Raff states that the reason he wishes to intervene is because he has been notified by American that the suit has been filed and therefore under the law Raff will be bound by a judgment in this action which may be entered against American, and for the further reason that the representation of Raff’s interest by American may be inadequate because Raff has defenses and/or counterclaims which he wishes to assert against Merritt and which cannot be asserted by American.

The right of a party to intervene in an action in the Federal Courts is controlled by Rule 24 of the Federal Rules of Civil Procedure, which in pertinent part provides as follows:

“Rule 24. Intervention.
“(a) Intervention of Right. Upon timely application anyone shall be permitted to intervene in an action: * * * (2) when the representation of the applicant’s interest by existing parties is or may be inadequate and the applicant is or may be bound by a judgment in the action; * * *
“(b) Permissive Intervention.

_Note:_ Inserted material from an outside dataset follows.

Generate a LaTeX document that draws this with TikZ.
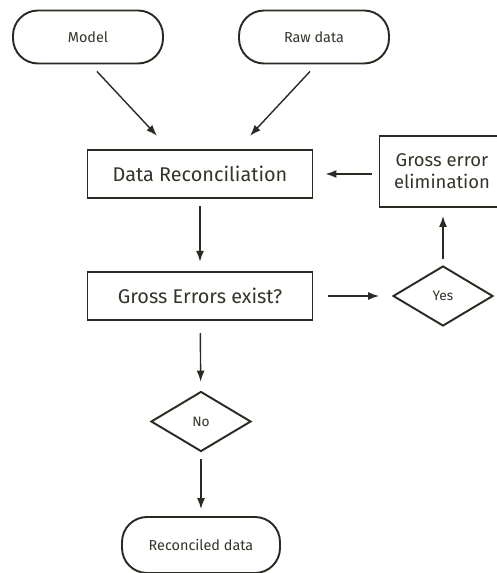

Upon timely application anyone may be permitted to intervene in an action: (1) when a statute of the United States confers a conditional right to intervene; or (2) when an applicant’s claim or defense and the main action have a question of law or fact in common. *• * * In exercising its discretion the court shall consider whether the intervention will unduly delay or prejudice the adjudication of the rights of the original parties.”

On April 8, 1958, the Court entered an order severing the original claim of Automatic against Merritt and the original seven surety companies from all of the claims involved in the counterclaim and cross-suit papers, and permitting Automatic to proceed against Merritt and the original seven surety companies without regard to the cross-suits and counterclaims.

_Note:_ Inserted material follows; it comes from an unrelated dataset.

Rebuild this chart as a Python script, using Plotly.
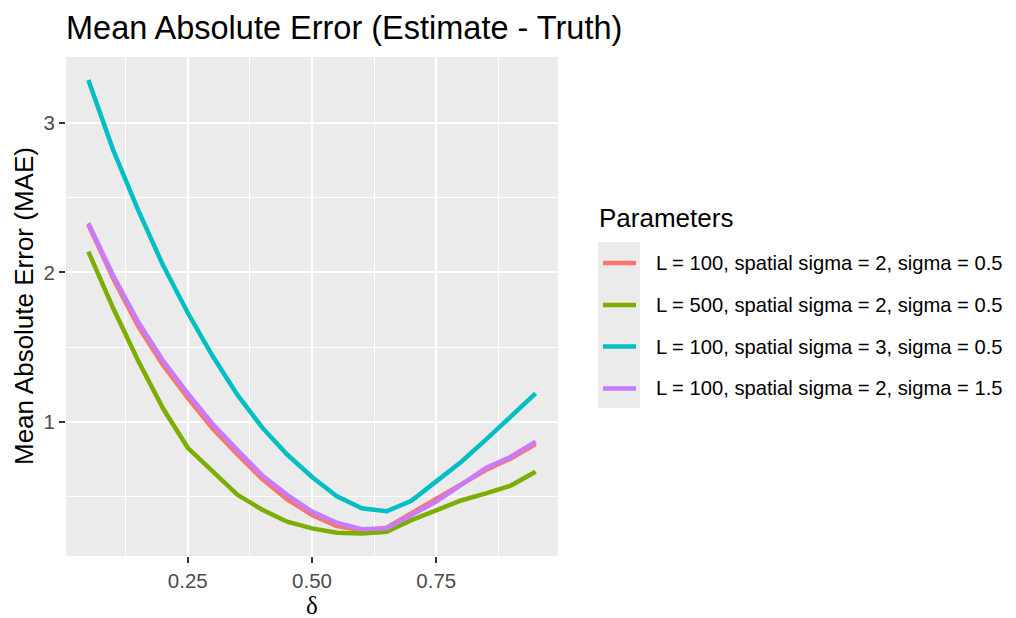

The motion to intervene was filed December 23, 1957. The motion was not however accompanied by a pleading setting forth the claim or defense for which intervention was sought.

At a pre-trial conference held at this point, Raff stated that all of his books and records on the case had been impounded by the Government in a collateral action, that the said records had just been made available to him and accordingly asked for additional time to file the pleading required by the Rule. The request was granted and the Court deferred action on the motion until the pleading was filed.

On May 3, 1958, intervening petitioner Raff filed his answer to complaint of Merritt, third-party plaintiff, in which he asserted a counterclaim against Merritt in the sum of $103,395.26, a substantial *250portion of which is an unpaid balance on the installation of sprinkler system at the Signal Corps Depot, Tobyhanna, which said installation forms the precise subject matter of the original action herein.

Moore’s Federal Practice, Vol. 4, 2d Ed., Par. 24.10, Page 61, states the general proposition here involved as follows:

“The most obvious case for permissive intervention, of course, is the situation where an intervener has a claim against the defendant similar to or identical with that asserted by the plaintiff. * * * ”

As was stated by the Court in Western States Machine Co. v. S. S. Hepworth Co., D.C.E.D.N.Y., 2 F.R.D. 145, 147:

“Rule 24(b) was intended to permit intervention when the parties had a question of law or fact in common and where the intervention would not unduly delay or prejudice the rights of the original parties. Intervention here will avoid a multiplicity of suits, it will dispose of the controversy existing between the parties, it will save the time of the Court, and will in no wise delay or prejudice the adjudication of the rights of the original parties.”

In view of the severance of the original claim against Merritt and its sureties, the question of delay or prejudice to Automatic from the intervention becomes moot.

It is our opinion that this is a typical case for permissive intervention. It therefore becomes unnecessary for us to make a determination as to whether the facts of the case confer an unconditional right to intervene.

Accordingly, leave is granted to Raff to intervene in accordance with his motion.